Raw & Processed Data
V6 houses all our unfiltered, unprocessed motion capture data separate from the processed data. Any interested employee or client can access it and perform custom analyses for their own projects. If we want to test different filtering settings? Cool. If we want to try out a different set of model assumptions? No problem. If we want to explore a new metric derived from global kinematic/kinetic data instead of relying on typical coordinate system and rotation sequence conventions? We can.
Where We’re Going
Less invasive data collection means larger samples. With these larger samples, we can start to identify, on an individual and group level, what really matters. Paired markerless data with live-AB results drill right down to what get’s hitters out. Markerless data paired with ball tracking and per-play results allows us to analyze baseball at a level that almost didn’t seem possible just a few years ago. Want to quantify how a pitcher’s deception influences an expected run value of a pitch? We can. Want to measure how a batter adjusts to an off-speed pitch thrown in a hitter’s count? That’s possible, too.
Less labor intensive data collection also means more attention to other technologies to continue building our paired databases. The most powerful insights typically come at the intersection of sport science sub-disciplines. Less labor intensive allows us to live there, focusing more on the interplay of technique and performance.

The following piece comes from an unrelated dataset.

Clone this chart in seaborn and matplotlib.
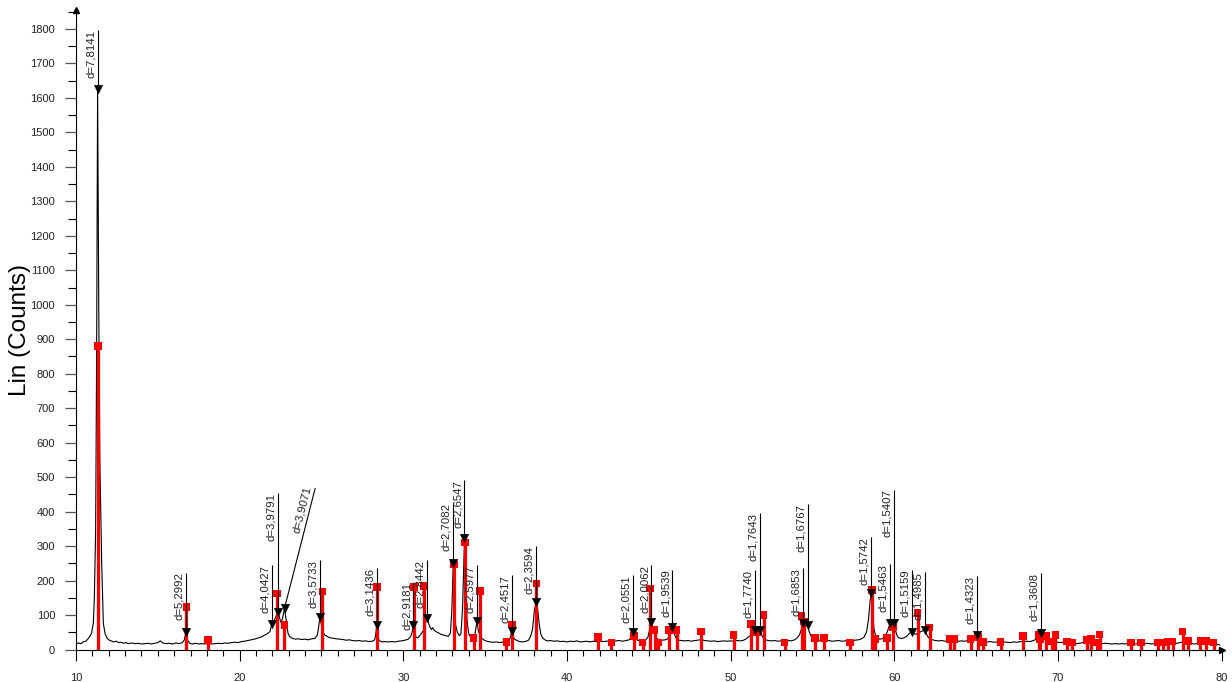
import numpy as np
import pandas as pd
import matplotlib
matplotlib.use("Agg")
import matplotlib.pyplot as plt
import matplotlib.transforms as mtransforms
from matplotlib.ticker import MultipleLocator
import seaborn as sns

# ---------------------------------------------------------------- scan data
two_theta = [
    10.00, 10.15, 10.30, 10.45, 10.60, 10.72, 10.85, 10.95, 11.06, 11.12, 11.20, 11.26,
    11.32, 11.39, 11.46, 11.57, 11.67, 11.78, 11.90, 12.00, 12.15, 12.30, 12.45, 12.60,
    12.75, 12.90, 13.05, 13.20, 13.40, 13.60, 13.80, 14.00, 14.20, 14.40, 14.60, 14.80,
    15.00, 15.15, 15.30, 15.50, 15.70, 15.90, 16.10, 16.30, 16.50, 16.62, 16.72, 16.82,
    16.95, 17.10, 17.30, 17.50, 17.70, 17.90, 18.10, 18.30, 18.50, 18.70, 18.90, 19.10,
    19.30, 19.50, 19.70, 19.90, 20.10, 20.30, 20.50, 20.70, 20.90, 21.10, 21.30, 21.50,
    21.70, 21.85, 21.97, 22.10, 22.22, 22.32, 22.42, 22.52, 22.62, 22.74, 22.84, 22.95,
    23.05, 23.20, 23.40, 23.60, 23.80, 24.00, 24.20, 24.40, 24.60, 24.75, 24.84, 24.90,
    24.97, 25.08, 25.20, 25.35, 25.50, 25.70, 25.90, 26.10, 26.30, 26.50, 26.70, 26.90,
    27.10, 27.30, 27.50, 27.70, 27.90, 28.10, 28.25, 28.32, 28.37, 28.43, 28.52, 28.70,
    28.90, 29.10, 29.30, 29.50, 29.70, 29.90, 30.10, 30.30, 30.45, 30.55, 30.61, 30.68,
    30.78, 30.90, 31.00, 31.10, 31.22, 31.33, 31.43, 31.52, 31.62, 31.72, 31.80, 31.90,
    32.00, 32.10, 32.20, 32.30, 32.45, 32.60, 32.75, 32.88, 32.97, 33.05, 33.12, 33.20,
    33.30, 33.42, 33.52, 33.62, 33.74, 33.82, 33.90, 34.00, 34.12, 34.25, 34.38, 34.50,
    34.58, 34.68, 34.80, 34.95, 35.10, 35.30, 35.50, 35.70, 35.90, 36.10, 36.30, 36.45,
    36.55, 36.62, 36.70, 36.80, 36.95, 37.10, 37.30, 37.50, 37.65, 37.78, 37.90, 38.00,
    38.11, 38.20, 38.30, 38.40, 38.52, 38.65, 38.80, 39.00, 39.20, 39.40, 39.60, 39.80,
    40.00, 40.20, 40.40, 40.60, 40.80, 41.00, 41.20, 41.40, 41.60, 41.80, 42.00, 42.20,
    42.40, 42.60, 42.80, 43.00, 43.20, 43.40, 43.60, 43.80, 43.93, 44.03, 44.12, 44.25,
    44.40, 44.60, 44.80, 44.95, 45.06, 45.16, 45.25, 45.35, 45.48, 45.60, 45.80, 46.00,
    46.15, 46.30, 46.44, 46.55, 46.68, 46.85, 47.00, 47.20, 47.40, 47.60, 47.80, 48.00,
    48.20, 48.40, 48.60, 48.80, 49.00, 49.20, 49.40, 49.60, 49.80, 50.00, 50.20, 50.40,
    50.60, 50.80, 50.95, 51.10, 51.25, 51.38, 51.47, 51.58, 51.68, 51.78, 51.88, 52.00,
    52.15, 52.30, 52.50, 52.70, 52.90, 53.10, 53.30, 53.50, 53.70, 53.90, 54.05, 54.20,
    54.30, 54.40, 54.50, 54.60, 54.70, 54.80, 54.92, 55.05, 55.20, 55.40, 55.60, 55.80,
    56.00, 56.20, 56.40, 56.60, 56.80, 57.00, 57.20, 57.40, 57.60, 57.80, 58.00, 58.15,
    58.30, 58.42, 58.52, 58.60, 58.68, 58.76, 58.86, 58.98, 59.10, 59.25, 59.40, 59.52,
    59.62, 59.70, 59.76, 59.85, 59.92, 59.99, 60.07, 60.17, 60.30, 60.45, 60.60, 60.75,
    60.88, 60.98, 61.08, 61.18, 61.30, 61.42, 61.55, 61.68, 61.78, 61.87, 61.96, 62.08,
    62.20, 62.35, 62.50, 62.70, 62.90, 63.10, 63.30, 63.50, 63.70, 63.90, 64.10, 64.30,
    64.50, 64.70, 64.88, 64.98, 65.07, 65.17, 65.30, 65.50, 65.70, 65.90, 66.10, 66.30,
    66.50, 66.70, 66.90, 67.10, 67.30, 67.50, 67.70, 67.90, 68.10, 68.30, 68.50, 68.70,
    68.85, 68.95, 69.05, 69.20, 69.35, 69.50, 69.70, 69.90, 70.10, 70.30, 70.50, 70.70,
    70.90, 71.10, 71.30, 71.50, 71.70, 71.90, 72.10, 72.30, 72.50, 72.70, 72.90, 73.10,
    73.30, 73.50, 73.70, 73.90, 74.10, 74.30, 74.50, 74.70, 74.90, 75.10, 75.30, 75.50,
    75.70, 75.90, 76.10, 76.30, 76.50, 76.70, 76.90, 77.10, 77.30, 77.50, 77.70, 77.90,
    78.10, 78.30, 78.50, 78.70, 78.90, 79.10, 79.30, 79.50, 79.70, 79.90,
]
counts = [
    16, 19, 17, 22, 24, 30, 38, 48, 76, 150, 345, 850,
    1625, 1000, 540, 250, 76, 45, 33, 28, 25, 22, 24, 20,
    21, 18, 20, 17, 19, 17, 18, 16, 17, 18, 16, 18,
    20, 25, 19, 17, 18, 16, 19, 17, 20, 28, 52, 27,
    18, 16, 18, 16, 17, 16, 18, 16, 17, 18, 17, 19,
    18, 20, 21, 20, 23, 24, 26, 28, 30, 33, 36, 41,
    46, 52, 74, 82, 96, 108, 95, 78, 90, 120, 85, 48,
    38, 33, 30, 31, 29, 30, 28, 31, 32, 42, 70, 95,
    78, 50, 42, 38, 34, 33, 31, 30, 29, 27, 28, 26,
    25, 26, 24, 25, 23, 24, 28, 45, 72, 45, 26, 22,
    23, 22, 23, 22, 24, 25, 27, 30, 38, 52, 72, 52,
    36, 34, 40, 46, 55, 72, 92, 80, 66, 58, 63, 55,
    52, 49, 47, 44, 42, 40, 38, 48, 120, 250, 140, 70,
    50, 40, 45, 120, 322, 180, 80, 45, 35, 31, 45, 82,
    55, 40, 32, 27, 24, 22, 21, 22, 20, 22, 23, 27,
    36, 53, 38, 30, 26, 23, 22, 24, 27, 38, 60, 110,
    138, 120, 75, 45, 33, 28, 25, 26, 24, 25, 23, 24,
    22, 24, 23, 25, 22, 23, 24, 22, 24, 23, 25, 23,
    24, 25, 23, 25, 26, 24, 26, 28, 36, 50, 36, 28,
    26, 27, 28, 36, 60, 80, 60, 44, 33, 29, 27, 28,
    31, 44, 64, 46, 32, 27, 26, 25, 26, 24, 26, 27,
    29, 26, 25, 24, 25, 23, 24, 25, 24, 25, 24, 26,
    25, 27, 31, 37, 42, 48, 57, 52, 53, 57, 44, 33,
    28, 26, 25, 26, 24, 25, 24, 26, 25, 28, 33, 42,
    55, 76, 72, 68, 70, 52, 38, 33, 29, 27, 26, 25,
    26, 24, 25, 26, 24, 25, 26, 25, 27, 28, 31, 36,
    50, 85, 140, 163, 110, 60, 40, 32, 30, 31, 36, 45,
    58, 70, 76, 72, 73, 76, 55, 40, 33, 32, 34, 38,
    44, 49, 52, 47, 44, 46, 50, 53, 55, 57, 45, 35,
    30, 28, 26, 25, 26, 24, 25, 24, 26, 24, 25, 24,
    26, 27, 32, 37, 42, 33, 26, 23, 22, 23, 21, 22,
    20, 22, 21, 20, 22, 21, 23, 22, 24, 23, 26, 30,
    38, 48, 36, 32, 34, 28, 25, 22, 20, 21, 19, 18,
    19, 17, 18, 20, 19, 21, 20, 18, 19, 17, 18, 17,
    16, 17, 16, 17, 16, 18, 17, 16, 17, 16, 17, 18,
    16, 17, 16, 18, 17, 18, 17, 19, 18, 21, 19, 17,
    18, 16, 17, 16, 18, 17, 16, 17, 15, 13,
]

# ------------------------------------------------------ reference stick pattern
ref_two_theta = [
    11.34, 16.75, 18.05, 22.28, 22.74, 25.05, 28.40, 30.65, 31.28, 33.09, 33.78, 34.29,
    34.67, 36.30, 36.63, 38.13, 41.90, 42.72, 44.10, 44.62, 45.08, 45.35, 45.55, 46.24,
    46.70, 48.20, 50.18, 51.24, 51.60, 52.02, 53.30, 54.34, 54.50, 55.17, 55.72, 57.31,
    58.64, 58.84, 59.55, 59.92, 61.42, 62.16, 63.42, 63.67, 64.66, 65.11, 65.41, 66.50,
    67.88, 68.85, 68.92, 69.29, 69.63, 69.84, 70.55, 70.85, 71.77, 72.03, 72.40, 72.54,
    74.47, 75.08, 76.10, 76.44, 76.71, 77.01, 77.62, 77.93, 78.70, 79.04, 79.51,
]
ref_counts = [
    880, 124, 28, 163, 71, 168, 182, 182, 185, 247, 310, 33,
    170, 21, 73, 192, 37, 20, 40, 20, 177, 57, 20, 57,
    57, 52, 42, 74, 49, 100, 20, 97, 81, 33, 34, 20,
    172, 30, 33, 64, 105, 64, 30, 30, 30, 37, 21, 21,
    40, 42, 30, 39, 23, 42, 23, 20, 28, 30, 20, 44,
    20, 20, 20, 20, 23, 23, 52, 25, 25, 25, 20,
]

# ------------------------------------------------------- labelled peaks (d, A)
d_spacings = [
    7.8141, 5.2992, 4.0427, 3.9791, 3.9071, 3.5733, 3.1436, 2.9181, 2.8442, 2.7082,
    2.6547, 2.5977, 2.4517, 2.3594, 2.0551, 2.0062, 1.9539, 1.7740, 1.7643, 1.6853,
    1.6767, 1.5742, 1.5463, 1.5407, 1.5159, 1.4985, 1.4323, 1.3608,
]
peak_counts = [
    1625, 52, 74, 108, 120, 95, 72, 72, 92, 250,
    322, 82, 53, 138, 50, 80, 64, 57, 57, 76,
    70, 163, 76, 76, 52, 57, 42, 48,
]
# height where each leader line (and its label) ends
label_tops = [
    1796, 223, 245, 454, 467, 259, 235, 197, 259, 424,
    491, 245, 216, 300, 216, 245, 232, 232, 395, 236,
    422, 325, 248, 464, 232, 225, 213, 221,
]
# one label is pushed sideways along a slanted leader: (index, 2theta of its top)
slanted_label = (4, 24.61)

WAVELENGTH = 1.5406  # Cu K-alpha1


def bragg_two_theta(d):
    return 2.0 * np.degrees(np.arcsin(WAVELENGTH / (2.0 * np.asarray(d))))


peak_two_theta = bragg_two_theta(d_spacings)
peak_labels = [("d=%.4f" % d).replace(".", ",") for d in d_spacings]

# ---------------------------------------------------------------- figure
sns.set_theme(style="ticks")
plt.rcParams["font.family"] = ["Liberation Sans", "DejaVu Sans"]

W, H = 1232, 682
fig = plt.figure(figsize=(W / 100, H / 100), dpi=100)
fig.patch.set_facecolor("white")
ax = fig.add_axes([76 / W, 32.5 / H, (1221.6 - 76) / W, (649.5 - 10) / H])
ax.set_facecolor("white")
ax.set_xlim(10, 80)
ax.set_ylim(0, 1855)

scan = pd.DataFrame({"two_theta": two_theta, "counts": counts})
sns.lineplot(data=scan, x="two_theta", y="counts", color="black", linewidth=0.8,
             estimator=None, sort=False, ax=ax, zorder=2)

# reference sticks with square caps
ax.vlines(ref_two_theta, 0, ref_counts, color="#ff0000", linewidth=2.3, zorder=3)
sns.scatterplot(x=ref_two_theta, y=ref_counts, marker="s", s=30, color="#ff0000",
                edgecolor="none", linewidth=0, ax=ax, zorder=4, legend=False)

# peak markers, leader lines and d-spacing labels
slant_idx, slant_x = slanted_label
vert_idx = [i for i in range(len(d_spacings)) if i != slant_idx]
ax.vlines(peak_two_theta[vert_idx], np.array(peak_counts)[vert_idx],
          np.array(label_tops)[vert_idx], color="black", linewidth=0.8, zorder=5)
ax.plot([peak_two_theta[slant_idx], slant_x],
        [peak_counts[slant_idx], label_tops[slant_idx]],
        color="black", linewidth=0.8, zorder=5)
sns.scatterplot(x=peak_two_theta, y=peak_counts, marker="v", s=38, color="black",
                edgecolor="black", linewidth=0.3, ax=ax, zorder=6, legend=False)

label_kw = dict(fontsize=8.2, color="#222222", ha="right", va="bottom",
                rotation_mode="anchor", zorder=7)
shift = mtransforms.ScaledTranslation(-1.3 / 72, 0, fig.dpi_scale_trans)
for i in vert_idx:
    ax.text(peak_two_theta[i], label_tops[i], peak_labels[i], rotation=90,
            transform=ax.transData + shift, **label_kw)

p0 = ax.transData.transform((peak_two_theta[slant_idx], peak_counts[slant_idx]))
p1 = ax.transData.transform((slant_x, label_tops[slant_idx]))
ang = np.degrees(np.arctan2(p1[1] - p0[1], p1[0] - p0[0]))
a = np.radians(ang)
slant_shift = mtransforms.ScaledTranslation(-1.3 * np.sin(a) / 72, 1.3 * np.cos(a) / 72,
                                            fig.dpi_scale_trans)
ax.text(slant_x, label_tops[slant_idx], peak_labels[slant_idx], rotation=ang,
        transform=ax.transData + slant_shift, **label_kw)

# axes styling
sns.despine(ax=ax)
for side in ("left", "bottom"):
    ax.spines[side].set_color("black")
    ax.spines[side].set_linewidth(0.8)

ax.xaxis.set_major_locator(MultipleLocator(10))
ax.xaxis.set_minor_locator(MultipleLocator(1))
ax.yaxis.set_major_locator(MultipleLocator(100))
ax.yaxis.set_minor_locator(MultipleLocator(50))
ax.tick_params(axis="x", which="major", direction="out", length=8, width=0.8,
               color="black", pad=9.2, labelsize=8, labelcolor="#222222")
ax.tick_params(axis="x", which="minor", direction="out", length=4.2, width=0.8,
               color="black")
ax.tick_params(axis="y", which="major", direction="out", length=8, width=0.9,
               color="#555555", pad=7, labelsize=8, labelcolor="#222222")
ax.tick_params(axis="y", which="minor", direction="out", length=5.5, width=0.8,
               color="black")
ax.set_yticks(np.arange(0, 1801, 100))
ax.set_xlabel("")
ax.set_ylabel("Lin (Counts)", fontsize=17.5, color="black", va="center")
ax.yaxis.set_label_coords((20 - 76) / (1221.6 - 76), 0.5)

# arrow tips on both axes
ax.plot([0], [1], marker="^", ms=4, color="black", transform=ax.transAxes,
        clip_on=False, zorder=8)
ax.plot([1], [0], marker=">", ms=4, color="black", transform=ax.transAxes,
        clip_on=False, zorder=8)

fig.savefig("out.png", dpi=100, facecolor="white")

Better systems automation and organization tightens the feedback loop between motion capture and actionable insight. No more dedicating practice time to getting markered up and transported to some separate biomechanics lab to get a baseline or a retest mocap done. Now we can do it with minimal disruption to the practice plan, and without killing R&D staff with labor-heavy data cleaning or processing. All so we can keep digging into how to improve on-field performance.